**Given material:**
══════════════════════════════

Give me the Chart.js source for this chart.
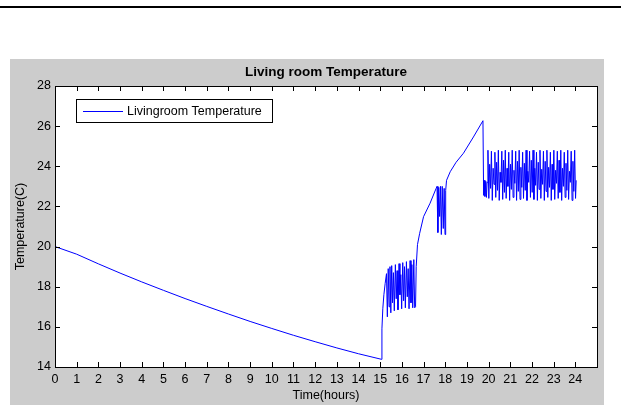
<!DOCTYPE html>
<html>
<head>
<meta charset="utf-8">
<title>Living room Temperature</title>
<script src="https://cdn.jsdelivr.net/npm/chart.js@4.4.1/dist/chart.umd.min.js"></script>
<style>
    html, body { margin: 0; padding: 0; background: #fff; }
    canvas { display: block; }
</style>
</head>
<body>
<canvas id="tempChart" width="621" height="405"></canvas>
<script>
// Text
const chartTitle = 'Living room Temperature';
const seriesLabel = 'Livingroom Temperature';
const xTitle = 'Time(hours)';
const yTitle = 'Temperature(C)';

// Tick labels
const xTicks = [0, 1, 2, 3, 4, 5, 6, 7, 8, 9, 10, 11, 12, 13, 14, 15, 16, 17, 18, 19, 20, 21, 22, 23, 24];
const yTicks = [14, 16, 18, 20, 22, 24, 26, 28];

// Night cooling, heating off
const coolingHours = [0, 1, 2, 3, 4, 5, 6, 7, 8, 9, 10, 11, 12, 13, 14, 15.07];
const coolingTemps = [20.00, 19.62, 19.14, 18.68, 18.24, 17.82, 17.41, 17.02, 16.64, 16.27, 15.92, 15.58, 15.26, 14.95, 14.66, 14.38];

// Heating switched on, first two thermostat bands, warm-up to peak
const warmupHours = [15.08, 15.12, 15.17, 15.23, 15.29,
    15.33, 15.37, 15.41, 15.45, 15.49, 15.53, 15.57, 15.61, 15.65, 15.70, 15.74, 15.78, 15.82, 15.87, 15.91,
    15.95, 15.99, 16.04, 16.08, 16.12, 16.16, 16.21, 16.25, 16.29, 16.33, 16.38, 16.42, 16.46, 16.50, 16.55, 16.59,
    16.63, 16.66, 16.72, 16.82, 17.00, 17.30, 17.58,
    17.62, 17.66, 17.70, 17.74, 17.78, 17.82, 17.86, 17.91, 17.95, 17.99, 18.02,
    18.06, 18.23, 18.50, 18.84, 19.30, 19.74, 19.77];
const warmupTemps = [15.90, 16.90, 17.60, 18.17, 18.65,
    16.50, 18.90, 17.00, 19.00, 16.70, 19.05, 17.20, 18.70, 16.80, 19.10, 17.40, 18.80, 16.85, 19.15, 17.60,
    18.60, 16.90, 19.20, 17.30, 19.00, 16.95, 19.25, 17.50, 18.90, 16.90, 19.30, 17.20, 19.10, 16.95, 19.35, 16.95,
    17.00, 19.00, 20.10, 20.66, 21.49, 22.16, 22.90,
    23.00, 20.70, 22.95, 21.50, 23.00, 20.60, 23.00, 20.90, 22.90, 20.60, 22.80,
    23.30, 23.73, 24.20, 24.65, 25.46, 26.27, 22.55];

// Evening thermostat cycling
const cycleHours = [19.80, 19.83, 19.87, 19.90, 19.93,
    19.97, 20.01, 20.05, 20.09, 20.13, 20.17, 20.21, 20.25, 20.29, 20.33, 20.37, 20.41, 20.45, 20.49, 20.53, 20.57,
    20.61, 20.65, 20.69, 20.73, 20.77, 20.81, 20.85, 20.89, 20.93, 20.97, 21.01, 21.05, 21.09, 21.13, 21.17, 21.21,
    21.25, 21.29, 21.33, 21.37, 21.41, 21.45, 21.49, 21.53, 21.57, 21.61, 21.65, 21.69, 21.73, 21.77, 21.81, 21.85,
    21.89, 21.93, 21.97, 22.01, 22.05, 22.09, 22.13, 22.17, 22.21, 22.25, 22.29, 22.33, 22.37, 22.41, 22.45, 22.49,
    22.53, 22.57, 22.61, 22.65, 22.69, 22.73, 22.77, 22.81, 22.85, 22.89, 22.93, 22.97, 23.01, 23.05, 23.09, 23.13,
    23.17, 23.21, 23.25, 23.29, 23.33, 23.37, 23.41, 23.45, 23.49, 23.53, 23.57, 23.61, 23.65, 23.69, 23.73, 23.77,
    23.81, 23.85, 23.89, 23.93, 23.97, 24.01, 24.04];
const cycleTemps = [23.30, 22.50, 23.25, 22.45, 23.20,
    24.80, 22.40, 24.10, 22.90, 24.75, 22.30, 23.90, 23.10, 24.70, 22.45, 24.20, 22.80, 24.80, 22.30, 23.70, 23.20,
    24.75, 22.35, 24.30, 22.70, 24.80, 22.40, 23.90, 23.00, 24.70, 22.30, 24.10, 22.85, 24.80, 22.45, 23.80, 23.15,
    24.75, 22.30, 24.25, 22.75, 24.80, 22.35, 23.95, 22.95, 24.70, 22.40, 24.15, 22.80, 24.80, 22.30, 23.75, 23.20,
    24.75, 22.45, 24.30, 22.70, 24.80, 22.35, 23.90, 23.05, 24.70, 22.30, 24.20, 22.85, 24.80, 22.40, 23.85, 23.10,
    24.75, 22.30, 24.25, 22.75, 24.80, 22.45, 23.95, 22.95, 24.70, 22.30, 24.10, 22.85, 24.80, 22.35, 23.80, 23.15,
    24.75, 22.40, 24.30, 22.70, 24.80, 22.30, 23.90, 23.00, 24.70, 22.45, 24.15, 22.80, 24.80, 22.35, 23.75, 23.20,
    24.75, 22.30, 24.25, 22.75, 24.80, 22.40, 23.30];

const hours = coolingHours.concat(warmupHours, cycleHours);
const temps = coolingTemps.concat(warmupTemps, cycleTemps);

const textFont = { family: 'Liberation Sans, Arial, sans-serif', size: 12.5 };
const textColor = '#000';

// Figure background, inward ticks, boxed legend (MATLAB look)
const figurePlugin = {
    id: 'figure',
    beforeDraw(chart) {
        const { ctx, chartArea: a, width, height } = chart;
        ctx.save();
        ctx.fillStyle = '#fff';
        ctx.fillRect(0, 0, width, height);
        ctx.fillStyle = '#000';
        ctx.fillRect(0, 6, width, 2);
        ctx.fillStyle = '#cccccc';
        ctx.fillRect(10, 59, 594, height - 59);
        ctx.fillStyle = '#fff';
        ctx.fillRect(a.left, a.top, a.right - a.left, a.bottom - a.top);
        ctx.restore();
    },
    afterDraw(chart) {
        const { ctx, chartArea: a, scales } = chart;
        ctx.save();
        ctx.strokeStyle = '#000';
        ctx.lineWidth = 1;
        ctx.strokeRect(a.left + 0.5, a.top + 0.5, a.right - a.left, a.bottom - a.top);

        ctx.beginPath();
        xTicks.forEach(v => {
            const px = Math.round(scales.x.getPixelForValue(v)) + 0.5;
            ctx.moveTo(px, a.bottom); ctx.lineTo(px, a.bottom - 5);
            ctx.moveTo(px, a.top); ctx.lineTo(px, a.top + 5);
        });
        yTicks.forEach(v => {
            const py = Math.round(scales.y.getPixelForValue(v)) + 0.5;
            ctx.moveTo(a.left, py); ctx.lineTo(a.left + 5, py);
            ctx.moveTo(a.right, py); ctx.lineTo(a.right - 5, py);
        });
        ctx.stroke();

        // legend box
        const ds = chart.data.datasets[0];
        const lx = a.left + 21, ly = a.top + 13;
        ctx.fillStyle = '#fff';
        ctx.fillRect(lx, ly, 196, 24);
        ctx.strokeRect(lx + 0.5, ly + 0.5, 196, 23);
        ctx.strokeStyle = ds.borderColor;
        ctx.beginPath();
        ctx.moveTo(lx + 7, ly + 12.5);
        ctx.lineTo(lx + 47, ly + 12.5);
        ctx.stroke();
        ctx.fillStyle = textColor;
        ctx.font = `${textFont.size}px ${textFont.family}`;
        ctx.textBaseline = 'middle';
        ctx.textAlign = 'left';
        ctx.fillText(ds.label, lx + 51, ly + 12.5);
        ctx.restore();
    }
};

new Chart(document.getElementById('tempChart'), {
    type: 'line',
    data: {
        datasets: [{
            label: seriesLabel,
            data: hours.map((h, i) => ({ x: h, y: temps[i] })),
            borderColor: '#0000ff',
            borderWidth: 1,
            pointRadius: 0,
            tension: 0,
            fill: false
        }]
    },
    options: {
        responsive: false,
        animation: false,
        devicePixelRatio: 1,
        layout: { padding: { top: 59, left: 0, right: 24, bottom: 0 } },
        plugins: {
            legend: { display: false },
            tooltip: { enabled: false },
            title: {
                display: true,
                text: chartTitle,
                fullSize: false,
                color: textColor,
                font: { family: textFont.family, size: 13.5, weight: 'bold', lineHeight: '16px' },
                padding: { top: 5, bottom: 6 }
            }
        },
        scales: {
            x: {
                type: 'linear',
                min: 0,
                max: 25,
                afterBuildTicks: s => { s.ticks = xTicks.map(v => ({ value: v })); },
                afterFit: s => { s.height = 38; },
                grid: { display: false, drawTicks: false },
                border: { display: false },
                ticks: { padding: 5, font: textFont, color: textColor, autoSkip: false, maxRotation: 0 },
                title: { display: true, text: xTitle, font: textFont, color: textColor, padding: { top: 0, bottom: 1.5 } }
            },
            y: {
                type: 'linear',
                min: 14,
                max: 28,
                afterBuildTicks: s => { s.ticks = yTicks.map(v => ({ value: v })); },
                afterFit: s => { s.width = 55; },
                grid: { display: false, drawTicks: false },
                border: { display: false },
                ticks: { padding: 4, font: textFont, color: textColor },
                title: { display: true, text: yTitle, font: textFont, color: textColor, padding: { top: 13, bottom: 0 } }
            }
        }
    },
    plugins: [figurePlugin]
});
</script>
</body>
</html>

══════════════════════════════

**Given instruction:** Write out again exactly the lines from the start of the data above through the line containing "const yTicks = [14, 16, 18, 20, 22, 24, 26, 28];", inclusive, excluding any pictures.

**Answer below:**
Give me the Chart.js source for this chart.
<!DOCTYPE html>
<html>
<head>
<meta charset="utf-8">
<title>Living room Temperature</title>
<script src="https://cdn.jsdelivr.net/npm/chart.js@4.4.1/dist/chart.umd.min.js"></script>
<style>
    html, body { margin: 0; padding: 0; background: #fff; }
    canvas { display: block; }
</style>
</head>
<body>
<canvas id="tempChart" width="621" height="405"></canvas>
<script>
// Text
const chartTitle = 'Living room Temperature';
const seriesLabel = 'Livingroom Temperature';
const xTitle = 'Time(hours)';
const yTitle = 'Temperature(C)';

// Tick labels
const xTicks = [0, 1, 2, 3, 4, 5, 6, 7, 8, 9, 10, 11, 12, 13, 14, 15, 16, 17, 18, 19, 20, 21, 22, 23, 24];
const yTicks = [14, 16, 18, 20, 22, 24, 26, 28];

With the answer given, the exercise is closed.